Raw data:
----
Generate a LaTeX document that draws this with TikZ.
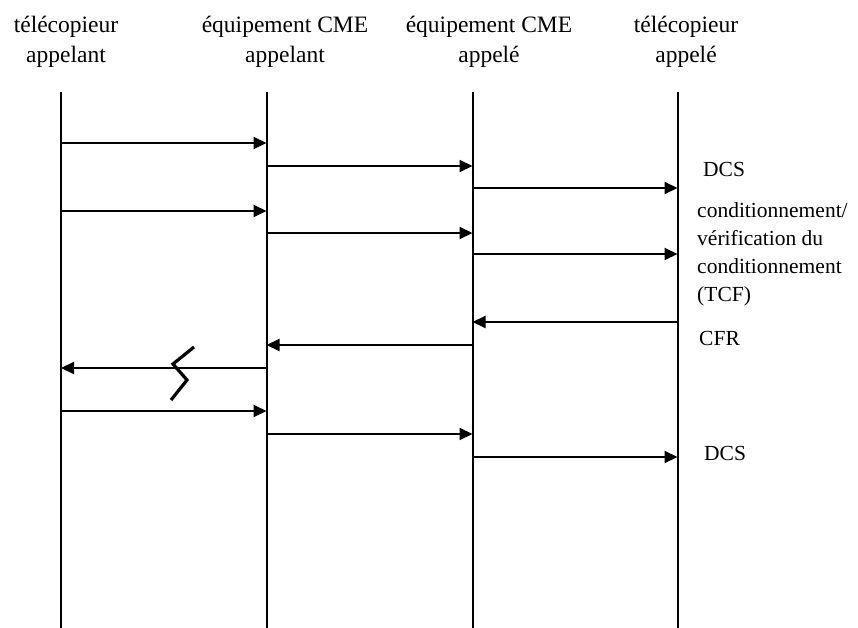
\documentclass[tikz,border=0pt]{standalone}
\usepackage{fontspec}
\setmainfont{Liberation Serif}
\usetikzlibrary{arrows.meta}

\begin{document}
\begin{tikzpicture}[x=1pt,y=-1pt,
    life/.style={line width=2pt},
    msg/.style={line width=2pt,-{Triangle[length=13pt,width=12pt]}},
    head/.style={align=center,anchor=base,inner sep=0pt,font=\fontsize{23.5}{30}\selectfont},
    lbl/.style={align=left,anchor=base west,inner sep=0pt,font=\fontsize{21.5}{27.7}\selectfont}]
             \useasboundingbox (0,0) rectangle (858,628);
             \node[head] (fax1) at (66,63) {télécopieur\\appelant};
             \node[head] (cme1) at (285,63) {équipement CME\\appelant};
             \node[head] (cme2) at (489,63) {équipement CME\\appelé};
             \node[head] (fax2) at (686,63) {télécopieur\\appelé};
             \foreach \i/\x in {1/61,2/266.5,3/472.5,4/677.5} {
               \coordinate (t\i) at (\x,92);
               \coordinate (b\i) at (\x,628);
               \draw[life] (t\i) -- (b\i);
             }
             \foreach \a/\b/\y in {1/2/143,2/3/166,3/4/188,1/2/211,2/3/233,3/4/254,
                                   4/3/322,3/2/345,2/1/368,1/2/411,2/3/434,3/4/457}
               \draw[msg] (t\a |- 0,\y) -- (t\b |- 0,\y);
             % coupure
             \draw[line width=3.2pt] (194,347) -- (173,364) -- (187,380) -- (171,400);
             \node[lbl] (dcs1) at (703,177) {DCS};
             \node[lbl] (tcf) at (697,301) {conditionnement/\\vérification du\\conditionnement\\(TCF)};
             \node[lbl] (cfr) at (699,345) {CFR};
             \node[lbl] (dcs2) at (704,460) {DCS};
            \end{tikzpicture}
\end{document}
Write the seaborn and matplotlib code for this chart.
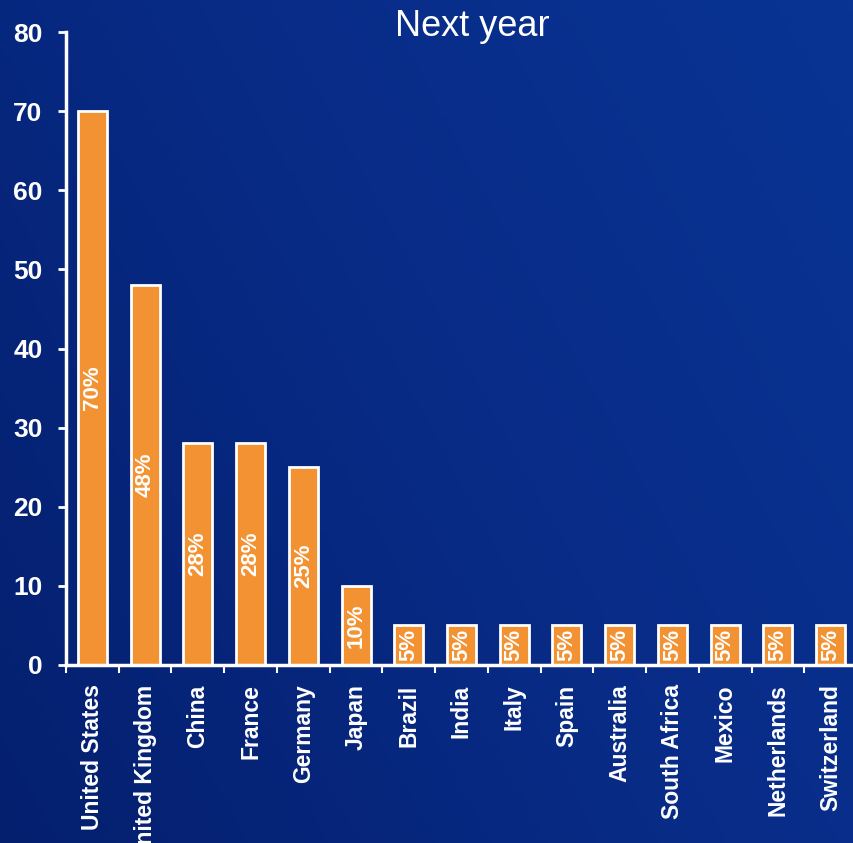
----
Copy the records word for word, leaving no picture in the copy.

Generate a LaTeX document that draws this with TikZ.
\documentclass[tikz,border=0pt]{standalone}
\usepackage{fontspec}
\setmainfont{Liberation Serif}
\usetikzlibrary{arrows.meta}

\begin{document}
\begin{tikzpicture}[x=1pt,y=-1pt,
    life/.style={line width=2pt},
    msg/.style={line width=2pt,-{Triangle[length=13pt,width=12pt]}},
    head/.style={align=center,anchor=base,inner sep=0pt,font=\fontsize{23.5}{30}\selectfont},
    lbl/.style={align=left,anchor=base west,inner sep=0pt,font=\fontsize{21.5}{27.7}\selectfont}]
             \useasboundingbox (0,0) rectangle (858,628);
             \node[head] (fax1) at (66,63) {télécopieur\\appelant};
             \node[head] (cme1) at (285,63) {équipement CME\\appelant};
             \node[head] (cme2) at (489,63) {équipement CME\\appelé};
             \node[head] (fax2) at (686,63) {télécopieur\\appelé};
             \foreach \i/\x in {1/61,2/266.5,3/472.5,4/677.5} {
               \coordinate (t\i) at (\x,92);
               \coordinate (b\i) at (\x,628);
               \draw[life] (t\i) -- (b\i);
             }
             \foreach \a/\b/\y in {1/2/143,2/3/166,3/4/188,1/2/211,2/3/233,3/4/254,
                                   4/3/322,3/2/345,2/1/368,1/2/411,2/3/434,3/4/457}
               \draw[msg] (t\a |- 0,\y) -- (t\b |- 0,\y);
             % coupure
             \draw[line width=3.2pt] (194,347) -- (173,364) -- (187,380) -- (171,400);
             \node[lbl] (dcs1) at (703,177) {DCS};
             \node[lbl] (tcf) at (697,301) {conditionnement/\\vérification du\\conditionnement\\(TCF)};
             \node[lbl] (cfr) at (699,345) {CFR};
             \node[lbl] (dcs2) at (704,460) {DCS};
            \end{tikzpicture}
\end{document}
Write the seaborn and matplotlib code for this chart.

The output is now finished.